Following a reorganisation of service on the routes to Quartu Sant'Elena in September 2022, the following four routes are currently operated:
- 5 – Parco San Michele – San Bartolomeo
- 5ZE – Lungomare Poetto – Cinquini (summer-only operation)
- 30 – Cagliari (Piazza Matteotti) – Selargius – Quartu Sant'Elena
- QEX – Cagliari (Piazza Matteotti) – Quartu Sant'Elena (direct routing along Via Marconi both ways)

For several years, since at least the 1990s, there was no trolleybus operation on the system on Sundays.
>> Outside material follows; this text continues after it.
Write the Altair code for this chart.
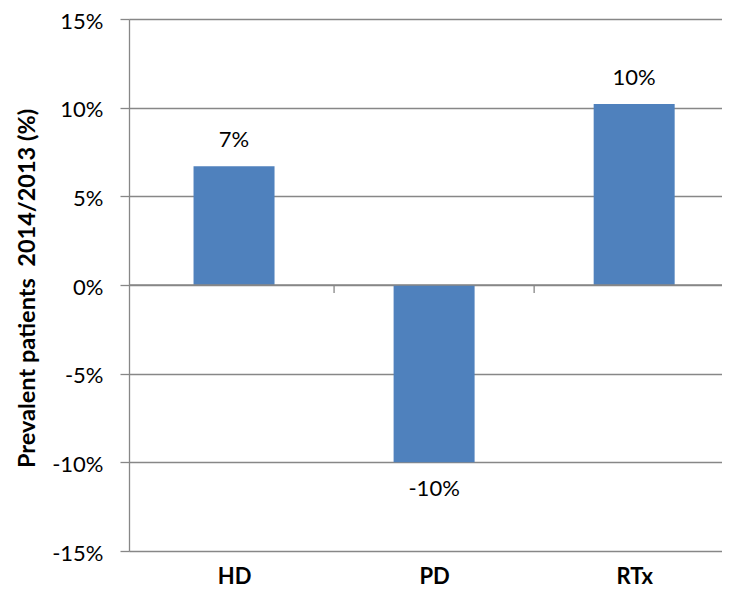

This remains the case for most of the year, but starting in June 2016, routes 5 and summer-only 5ZE have been trolleybus-operated on Sundays every summer, through at least summer 2019. For the non-summer schedule periods, running from September or October to June each year, route 5 is replaced by motorbus route 5-11 (incorporating part of bus route 11) on Sundays and operated by motorbuses, a practice CTM had followed year-round from 2006 to 2016.

==Fleet==

===Retired fleet===
- Fiat 668 Cansa (9 trolleybuses, nos. 501 to 509); served from 1952 to summer 1972.
- Fiat 2405 Casaro (11 trolleybuses, nos 551 to 561); served from 1955 to 1986. The only remaining example, no. 552, is kept at the National Museum of Transport^{IT} in La Spezia.
- Fiat 2405 Lancia Esatau P (6 trolleybuses, nos. 562 to 567); served from 1957 to 1971.
- Fiat 2405 Casaro (25 trolleybuses, nos. 568 to 592), served from 1962 to 1989.
- Inbus F140 (15 trolleybuses, nos. 601 to 615); served from 1981 to 2003, dismantled in 2008.
- Socimi 8839 (20 trolleybuses, nos. 616 to 635); entered service in 1986-87 season, dismantled in 2012.
- Socimi 8845 (16 trolleybuses, nos. 636 to 651); entered service in 1991-92 season; six were still active as of mid-2014, but the last three in service were withdrawn on 1 July 2016.

===Current fleet===
The present fleet comprises the following 32 trolleybuses:
- Solaris Trollino 12 (18 trolleybuses, nos. 701–718); first 16 entered service between March and June 2012, and two additional units purchased in 2015 (nos. 717–718) entered service in March 2016.
- Van Hool A330T (14 trolleybuses, nos. 719–732); order placed in May 2014, and delivery began in September 2015; entered service in July and August 2016.

Six of the 32 trolleybuses are equipped with batteries giving them the ability to operate in service on battery power for part of each trip, along route sections not equipped with overhead wiring. These are the last two Solaris vehicles (nos. 717–718) and the last four Van Hool vehicles (nos. 729–732). They are the only trolleybuses that are able to serve route 5ZE.